Conclusion: "l’approche du CSA n’est pas assez économique. Des décisions qui ne sont pas suffisamment étayées par des études d’impact économique, peuvent apparaître trop politiques ou arbitraires", écrit la députée, qui "souhaite que le CSA systématise le recours à des études d’impact préalables aux décisions, et motive davantage ces dernières. Lorsque le CSA statue sur [un rachat ou un changement de format], il devrait systématiquement réaliser une analyse économique et financière.
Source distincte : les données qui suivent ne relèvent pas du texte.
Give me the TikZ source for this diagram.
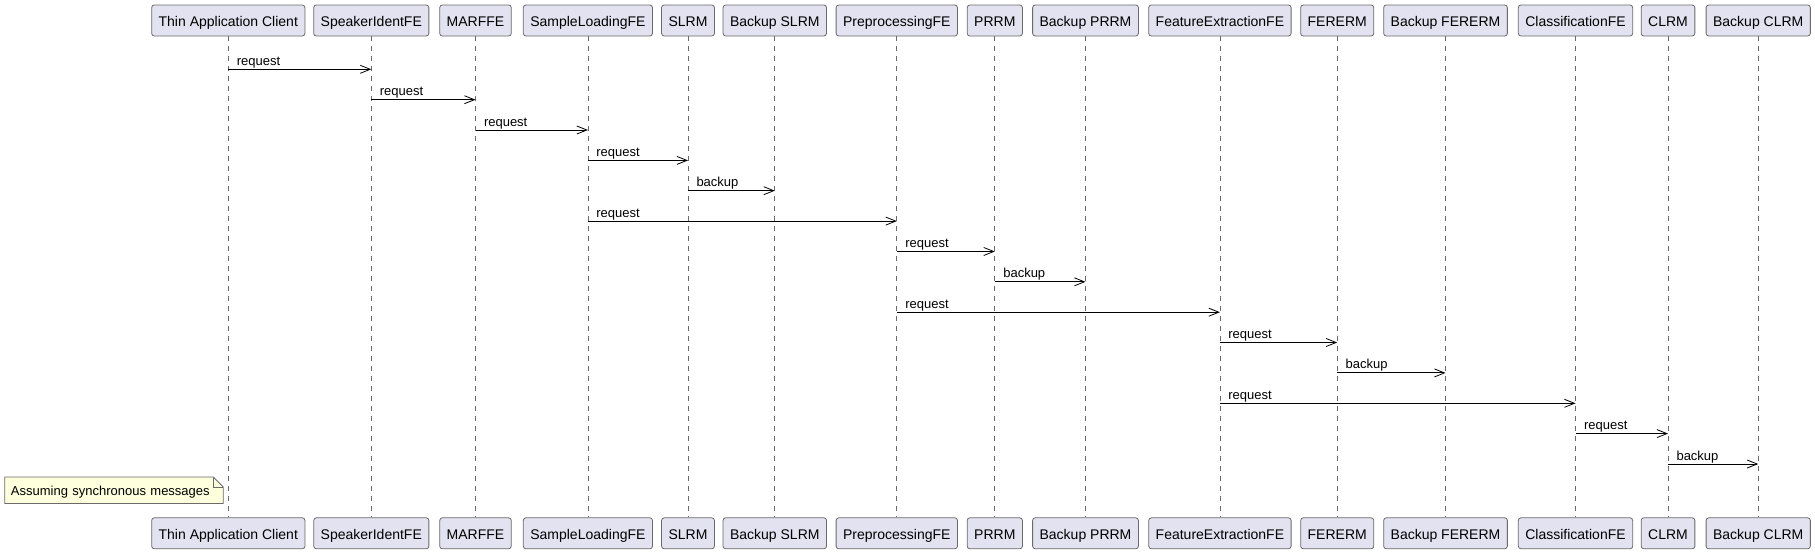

Un régulateur doit connaître son marché..."

Contre la prolongation du mandat de Michel Boyon

Toutefois, Martine Martinel admet que si le CSA distribue à tout va les fréquences, c'est aussi parce que la loi le lui impose, dès lors qu'elle ne sont pas utilisées. "Pour ne pas que cette obligation se traduise par le développement intempestifs de médias dénués de modèle économique, ce qui affaiblit l’ensemble de l’audiovisuel hertzien, il pourrait être opportun d’assouplir le dispositif", suggère-t-elle, reprenant une suggestion du CSA lui-même, qui aimerait ne pas être obligé d'attribuer les fréquences quand elles sont disponibles.

Par ailleurs, la députée plaide pour un "contrôle accru" du Parlement, qui devrait "évaluer l'action" du CSA. Logiquement, Martine Martinel s'oppose à la prolongation du mandat de Michel Boyon au delà-de son terme (janvier 2013), et juge "préférable" la nomination d'un nouveau président, au moins "par intérim", en attendant une fusion avec l'Arcep.

Le titre de l'encadré ici

|||Quand l'Arcep plaide pour une fusion CSA-CNIL... Martine Martinel exprime ses réticences sur un rapprochement entre le gendarme de l'audiovisuel (CSA) et celui des télécoms (Arcep). "S’il est décidé de conserver, pour l’essentiel, les objectifs actuels de la régulation audiovisuelle, une convergence institutionnelle n’apparaît pas forcément nécessaire, en tout cas pour le moment. En tout état de cause, le maintien de deux collèges distincts apparaît indispensable", écrit-elle. Surtout, elle dit être opposée à une fusion si "l'objectif est d'étendre le contrôle du CSA aux contenus circulant sur Internet, ou de remettre en cause le modèle de régulation du secteur audiovisuel". Le rapport ajoute: "le président de l'Arcep Jean-Ludovic Silicani a même estimé lors de son audition que le seul organisme dont il était pertinent que le CSA se rapproche était la CNIL, qui a une compétence en matière de contrôle des contenus sur Internet".